Above are the business cards Studio Z Mendocino just completed for Zheng Chongbin. They consist of two pieces of 2-ply museum matte board, his name, in English and Chinese, blind debossed on the white side, and his contact information foil stamped in white opaque foil on the black side. The two thick papers were laminated together with a slip of bright orange cover stock between them. The little ‘sandwich’ shows the most subtle and startling dash of color along the edges of the cards. Zheng uses only black and white in his work, so the daring, bright orange slice is a nod to, perhaps, the incendiary creativity he brings to each of his paintings and enormous installations.
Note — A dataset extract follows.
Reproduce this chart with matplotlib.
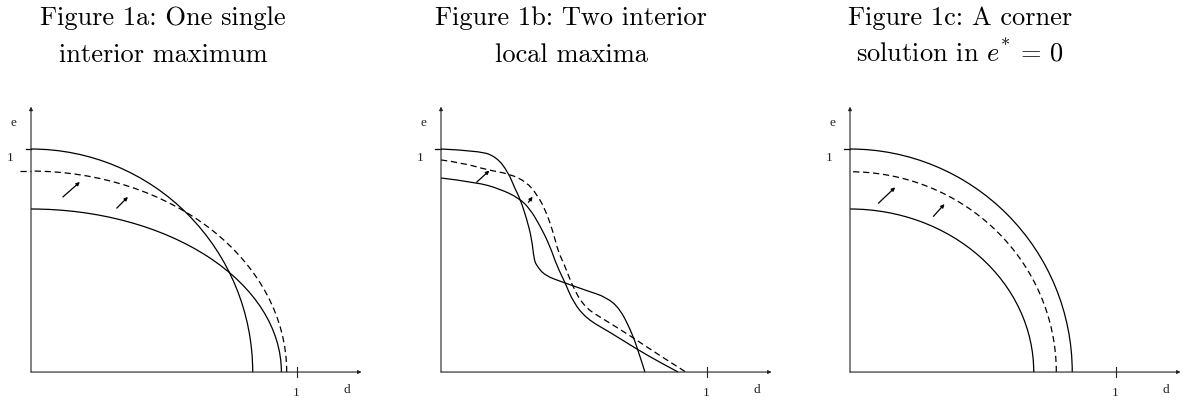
import matplotlib.pyplot as plt
from matplotlib.patches import Arc
from matplotlib.path import Path
from matplotlib.patches import PathPatch

plt.rcParams['mathtext.fontset'] = 'custom'
plt.rcParams['mathtext.rm'] = 'cmr10'
plt.rcParams['mathtext.it'] = 'cmmi10'
plt.rcParams['axes.formatter.use_mathtext'] = True

titles = [("Figure 1a: One single", "interior maximum"),
          ("Figure 1b: Two interior", "local maxima"),
          ("Figure 1c: A corner", r"solution in $e^{*}$ = 0")]

# quarter ellipses (semi-axis on d, semi-axis on e)
fig1_outer = (0.835, 1.0)
fig1_inner = (0.943, 0.731)
fig1_dashed = (0.963, 0.901)
fig3_outer = (0.837, 1.0)
fig3_dashed = (0.777, 0.898)
fig3_inner = (0.692, 0.731)

# figure 1b curves
fig2_steep_d = [0, 0.147, 0.210, 0.253, 0.279, 0.298, 0.323, 0.342, 0.350, 0.360,
                0.392, 0.461, 0.549, 0.624, 0.674, 0.712, 0.737, 0.768]
fig2_steep_e = [1.0, 0.992, 0.963, 0.896, 0.821, 0.776, 0.686, 0.596, 0.507, 0.477,
                0.432, 0.402, 0.365, 0.335, 0.283, 0.193, 0.118, 0.0]
fig2_inner_d = [0, 0.134, 0.222, 0.295, 0.335, 0.373, 0.410, 0.436, 0.467, 0.498,
                0.549, 0.637, 0.737, 0.825, 0.893]
fig2_inner_e = [0.870, 0.851, 0.821, 0.779, 0.731, 0.656, 0.566, 0.477, 0.402, 0.313,
                0.238, 0.178, 0.103, 0.043, 0.0]
fig2_dash_d = [0, 0.084, 0.172, 0.260, 0.323, 0.360, 0.392, 0.423, 0.442, 0.461,
               0.505, 0.549, 0.611, 0.712, 0.825, 0.922]
fig2_dash_e = [0.951, 0.937, 0.907, 0.888, 0.851, 0.798, 0.731, 0.626, 0.537, 0.492,
               0.357, 0.283, 0.238, 0.163, 0.073, 0.0]

arrows = [
    [((0.120, 0.785), (0.184, 0.852)), ((0.323, 0.735), (0.365, 0.785))],
    [((0.134, 0.851), (0.182, 0.903)), ((0.329, 0.761), (0.345, 0.786))],
    [((0.107, 0.757), (0.170, 0.828)), ((0.314, 0.698), (0.356, 0.753))],
]

DASH = (0, (5, 3))
LW = 0.9


def smooth_curve(ax, xs, ys, **kw):
    # quadratic bezier through midpoints of the traced points
    pts = list(zip(xs, ys))
    verts = [pts[0]]
    codes = [Path.MOVETO]
    for i in range(1, len(pts) - 1):
        if i == len(pts) - 2:
            end = pts[i + 1]
        else:
            end = ((pts[i][0] + pts[i + 1][0]) / 2, (pts[i][1] + pts[i + 1][1]) / 2)
        verts += [pts[i], end]
        codes += [Path.CURVE3, Path.CURVE3]
    ax.add_patch(PathPatch(Path(verts, codes), fill=False, **kw))


def quarter(ax, ab, **kw):
    a, b = ab
    ax.add_patch(Arc((0, 0), 2 * a, 2 * b, theta1=0, theta2=90, **kw))


def frame(ax):
    ax.set_xlim(-0.116, 1.25)
    ax.set_ylim(-0.12, 1.3)
    ax.axis('off')
    ap = dict(arrowstyle='-|>', lw=0.8, color='#222222', mutation_scale=5,
              shrinkA=0, shrinkB=0)
    ax.annotate('', xy=(1.245, 0), xytext=(0, 0), arrowprops=ap)
    ax.annotate('', xy=(0, 1.19), xytext=(0, 0), arrowprops=ap)
    ax.plot([1, 1], [-0.024, 0.024], color='#222222', lw=0.8)
    tf = dict(family='Liberation Serif', fontsize=9.5, color='#222222')
    ax.text(-0.068, 1.12, 'e', ha='center', va='center', **tf)
    ax.text(-0.079, 0.962, '1', ha='center', va='center', **tf)
    ax.text(1.0, -0.09, '1', ha='center', va='center', **tf)
    ax.text(1.188, -0.076, 'd', ha='center', va='center', **tf)


fig = plt.figure(figsize=(11.92, 4.06), dpi=100)

origins = [31, 441, 850]
axes = []
for ox in origins:
    left = (ox - 0.116 * 265.5) / 1192
    ax = fig.add_axes([left, 6.2 / 406, 362.7 / 1192, 316.7 / 406])
    frame(ax)
    axes.append(ax)

k = dict(color='black', lw=LW)

# Figure 1a
ax = axes[0]
quarter(ax, fig1_outer, **k)
quarter(ax, fig1_inner, **k)
quarter(ax, fig1_dashed, linestyle=DASH, **k)
ax.plot([-0.02, 0], [fig1_outer[1], fig1_outer[1]], **k)
ax.plot([-0.04, 0], [fig1_dashed[1], fig1_dashed[1]], linestyle=DASH, **k)

# Figure 1b
ax = axes[1]
smooth_curve(ax, fig2_steep_d, fig2_steep_e, **k)
smooth_curve(ax, fig2_inner_d, fig2_inner_e, **k)
smooth_curve(ax, fig2_dash_d, fig2_dash_e, linestyle=DASH, **k)
ax.plot([-0.022, 0], [fig2_steep_e[0], fig2_steep_e[0]], **k)

# Figure 1c
ax = axes[2]
quarter(ax, fig3_outer, **k)
quarter(ax, fig3_dashed, linestyle=DASH, **k)
quarter(ax, fig3_inner, **k)
ax.plot([-0.023, 0], [fig3_outer[1], fig3_outer[1]], **k)

for ax, arr in zip(axes, arrows):
    for start, end in arr:
        ax.annotate('', xy=end, xytext=start,
                    arrowprops=dict(arrowstyle='-|>', lw=0.9, color='black',
                                    mutation_scale=5, shrinkA=0, shrinkB=0))

centers = [163, 571, 960]
for cx, (l1, l2) in zip(centers, titles):
    fig.text(cx / 1192, 1 - 25 / 406, l1, ha='center', va='baseline',
             family='cmr10', fontsize=19)
    fig.text(cx / 1192, 1 - 62 / 406, l2, ha='center', va='baseline',
             family='cmr10', fontsize=19)

fig.savefig('out.png', dpi=100)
“Zheng Chongbin’s artworks bridge the modernist concerns with the spiritual in abstraction and the post-modern deconstruction of light and space perception with a Taoist phenomenology of energy, material and “resonance” or qiyun. His practice encompasses biomorphic ink painting, abstract painting using traditional ink and acrylic on paper, large-scale ink installations, and video installation art. Positioning Zheng’s practice in a trans-national context, his work “simultaneously deconstructs the language of ink painting and plumbs the philosophical and practical depths of Western modernism.” from www.zhengchongbin.com.
Zheng came to me through the recommendation of my great friend Michael Lerner. (Thank you, Michael!) He wanted some very special business cards to carry to his several upcoming shows in Berlin, at the Venice Biennale 2015, and in Beijing.
The installation above is describe on his website: ‘This work presents the story of this actual site, drawn from memories, which link to the history of Shanghai. The installation uses rice to represent the landscape that resonates with this space and the narrative of its rising, glory, and deterioration in the past. Black and white are often symbolic of Hei Dao (“underworld”) and Bai Dao (“legal world”).”‘
The cards we designed together merge utter simplicity with gorgeous materials. It was a complete pleasure to collaborate with Zheng, to find that spot where both of our minds and eyes and instincts engaged with the intention and produced something ephemeral and beautiful and useful.